Köle ve Tutsaklar
Ada muhalefetinin zayıflığı ve ideolojik yoksulluğu, işgal altındaki kuzeyin kaderini belirleyen en büyük felaketlerden biridir.
Solcu diye bilinen liderlerin bile kapitalin peşinde kaybolması, ideolojik olarak çökmüş bir toplum yaratmanın zeminini hazırlamıştır.
Bugün geldiğimiz noktada, insan ticareti ve ucuz iş gücü üzerinden ekonomik güç kazanan kapital düşkünü bir zihniyet, toplumun her alanına sirayet etmiş durumdadır.
Politikacılar, polis, muhaceret, bakanlıklar; hepsi bu yozlaşmış düzenin bir parçası haline gelmiş, adeta mafyalaşmış bir yapı oluşturmuştur. Bu yapı, adanın kuzeyinde var olan de-facto düzenin temel taşı olarak karşımıza çıkmaktadır.
Özellikle Özgür Gazete’nin ortaya çıkardığı ‘Köle kampı‘ dosyası, ada halkı ve tüm insanlık için utanç verici bir tabloyu gözler önüne sermektedir.
Yokluk ve sefaletin kol gezdiği, insan gücünün kaldıramayacağı uzun mesailer ve karşılığında verilen düşük maaşlar, bu çürümüş düzenin acımasız yüzünü göstermektedir.

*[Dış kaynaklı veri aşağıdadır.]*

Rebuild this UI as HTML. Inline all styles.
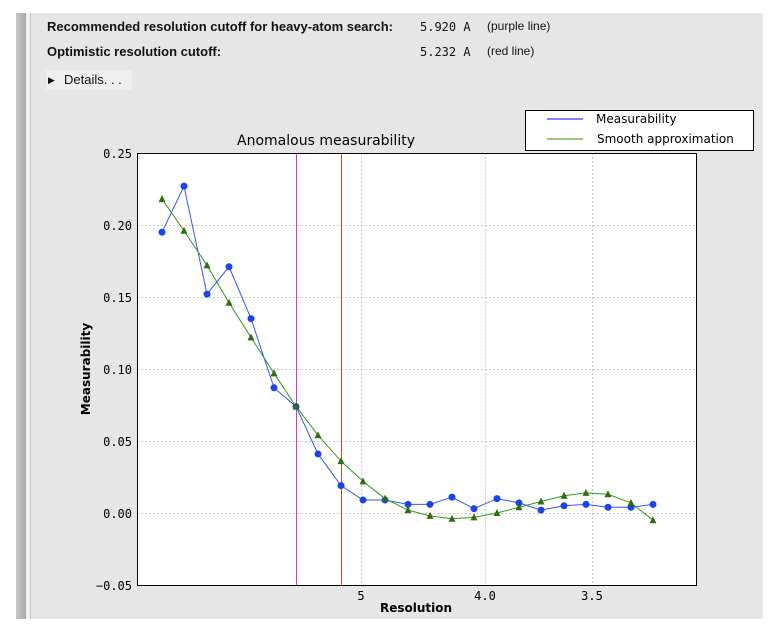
<!DOCTYPE html>
<html><head><style>
body{margin:0;width:780px;height:633px;background:#fff;position:relative;overflow:hidden;font-family:"Liberation Sans",sans-serif;}
.t{position:absolute;font-size:13px;color:#111;}
.b{font-weight:bold;}
.m{font-family:"DejaVu Sans Mono",monospace;font-size:12px;}
</style></head><body>
<div style="position:absolute;left:16px;top:13px;width:747px;height:606px;background:#e6e6e6"></div>
<div style="position:absolute;left:16px;top:13px;width:10px;height:606px;background:linear-gradient(90deg,#c8c8c8,#a8a8a8)"></div>
<div style="position:absolute;left:26px;top:13px;width:4px;height:606px;background:#f0f0f0"></div>
<div style="position:absolute;left:30px;top:13px;width:1px;height:606px;background:#c8c8c8"></div>
<div class="t b" style="left:47px;top:19px">Recommended resolution cutoff for heavy-atom search:</div>
<div class="t m" style="left:420px;top:20px">5.920 A</div>
<div class="t" style="left:487px;top:19px;font-size:12px">(purple line)</div>
<div class="t b" style="left:47px;top:44px">Optimistic resolution cutoff:</div>
<div class="t m" style="left:420px;top:45px">5.232 A</div>
<div class="t" style="left:487px;top:44px;font-size:12px">(red line)</div>
<div style="position:absolute;left:46px;top:70px;width:86px;height:20px;background:#efefef"></div>
<div class="t" style="left:48px;top:75px;font-size:9px">&#9654;&#xFE0E;</div>
<div class="t" style="left:64px;top:72px;font-size:13px">Details. . .</div>
<svg width="780" height="633" style="position:absolute;left:0;top:0" font-family="DejaVu Sans,sans-serif">
<rect x="137" y="153" width="559" height="432" fill="#fff"/>
<g stroke="#c4c4c4" stroke-dasharray="2,2" stroke-width="1">
<line x1="137" x2="696" y1="225.5" y2="225.5"/><line x1="137" x2="696" y1="297.5" y2="297.5"/>
<line x1="137" x2="696" y1="369.5" y2="369.5"/><line x1="137" x2="696" y1="441.5" y2="441.5"/>
<line x1="137" x2="696" y1="513.5" y2="513.5"/>
<line x1="361.5" x2="361.5" y1="153" y2="585"/><line x1="485.5" x2="485.5" y1="153" y2="585"/><line x1="592.5" x2="592.5" y1="153" y2="585"/>
</g>
<line x1="296.5" x2="296.5" y1="153" y2="585" stroke="#dd33cc"/>
<line x1="341.5" x2="341.5" y1="153" y2="585" stroke="#cc4422"/>
<g id="s"></g>
<rect x="137.5" y="153.5" width="559" height="432" fill="none" stroke="#000"/>
<g font-family="DejaVu Sans Mono,monospace" font-size="12" text-anchor="end">
<text x="132" y="158">0.25</text><text x="132" y="230">0.20</text><text x="132" y="302">0.15</text>
<text x="132" y="374">0.10</text><text x="132" y="446">0.05</text><text x="132" y="518">0.00</text><text x="132" y="590">−0.05</text>
</g>
<g font-family="DejaVu Sans Mono,monospace" font-size="12" text-anchor="middle">
<text x="361" y="600">5</text><text x="485" y="600">4.0</text><text x="592" y="600">3.5</text>
</g>
<text x="416" y="612" font-size="12" font-weight="bold" text-anchor="middle">Resolution</text>
<text transform="translate(90,369) rotate(-90)" font-size="12" font-weight="bold" text-anchor="middle">Measurability</text>
<text x="326" y="145" font-size="14" text-anchor="middle">Anomalous measurability</text>
<rect x="525.5" y="110.5" width="228" height="40" fill="#fff" stroke="#000"/>
<line x1="547" x2="583" y1="119" y2="119" stroke="#0000ff"/>
<line x1="547" x2="583" y1="139" y2="139" stroke="#338800"/>
<text x="596" y="123" font-size="12">Measurability</text>
<text x="597" y="143" font-size="12">Smooth approximation</text>
</svg>
<script>
var xs=[162,184,207,229,251,274,296,318,341,363,385,408,430,452,474,497,519,541,564,586,608,631,653];
var b=[.195,.227,.152,.171,.135,.087,.074,.041,.019,.009,.009,.006,.006,.011,.003,.010,.007,.002,.005,.006,.004,.004,.006];
var g=[.218,.196,.172,.146,.122,.097,.074,.054,.036,.022,.010,.002,-.002,-.004,-.003,0,.004,.008,.012,.014,.013,.007,-.005];
function Y(v){return 513-v*1440;}
var h='';
h+='<polyline fill="none" stroke="#3355ff" stroke-width="1" points="'+xs.map((x,i)=>x+','+Y(b[i])).join(' ')+'"/>';
xs.forEach((x,i)=>{h+='<circle cx="'+x+'" cy="'+Y(b[i])+'" r="3.5" fill="#1a44ee"/>';});
h+='<polyline fill="none" stroke="#339922" stroke-width="1" points="'+xs.map((x,i)=>x+','+Y(g[i])).join(' ')+'"/>';
xs.forEach((x,i)=>{var y=Y(g[i]);h+='<polygon points="'+x+','+(y-4)+' '+(x-3.5)+','+(y+3)+' '+(x+3.5)+','+(y+3)+'" fill="#2f6e10"/>';});
document.getElementById('s').innerHTML=h;
</script>
</body></html>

Ailelerine daha iyi bir yaşam sunma umuduyla çalışan işçilerin bu çaresizliğini, bakanlar ve örgüt başkanları fırsat olarak görmekte; onları köle kamplarına doldurmakta, bu insanlık dışı uygulamaları sorgulaması gereken kurumlar ise bundan nemalanmaktadır.
Devletin üst kurumlarının koruması altında yürütülen bu kölelik sektörü, acentelerin milyonlar ile dönen çıkar savaşlarıyla daha da perçinlenmektedir.
Kapitalizmin dünyaya sunduğu en büyük kötülüklerden biri olan kölelik ve ucuz iş gücü gerçeği, bugün adanın kuzeyinde yaşanmakta; daha da kötüsü, sözde ideoloji sahibi olanların da bu düzenin bir parçası haline gelmiş olmasıdır.
Bu, toplumun içinde bulunduğu çıkmazı ve güvensizlik ortamını daha da derinleştirmektedir ve özellikle gençler için yaşanmaz koşulları göz önüne sürmektedir, mücadele edilemeyecek duruma getirmektedir.
Fakat asıl sorun, toplumun beyninin konforla yıkanmış olmasıdır.
Sahte diploma skandalları, gençlerin siyasi konulardan dışlanması gibi skandallar bile artık tepki çekmemekte, özellikle geçmişi sendikal mücadelelerle dolu olan Kıbrıslıların bu insanlık dışı muameleye sessiz kalması ise kabul edilemez bir durumdur. Özgürlük ve konfor adı altında, sefaletin varlığını görmezden gelen bir toplum yaratılmıştır.
İşçi sınıfı bu köle kampında sessizce ezilirken, ada muhalefeti ideolojik olarak yoksullaşmış, yozlaşmış ve toplumun gerçek sorunlarına duyarsız hale gelmiştir.
Ada muhalefetinin bu zayıf ve teslimiyetçi duruşu, adanın kuzeyinde yaşanan felaketin en büyük sorumlularından biridir. İdeolojik yoksulluk, toplumun vicdanını körelterek, onu kölelik düzenine mahkûm etmiştir.
Bugün adanın kuzeyinde yaşananlar, kapitalist düzenin en acımasız yüzünü gözler önüne sererken, sözde ideolojik liderlerin bile bu düzenin parçası olması, toplumun geleceğine dair tüm umutları tüketmektedir.
Artık sessizlikle, pasiflikle ve ideolojik yoksullukla bir yere varılamayacağı açıkça ortadadır. Bu düzeni değiştirmek, ancak gerçek bir ideolojik direniş ve mücadele ile mümkündür.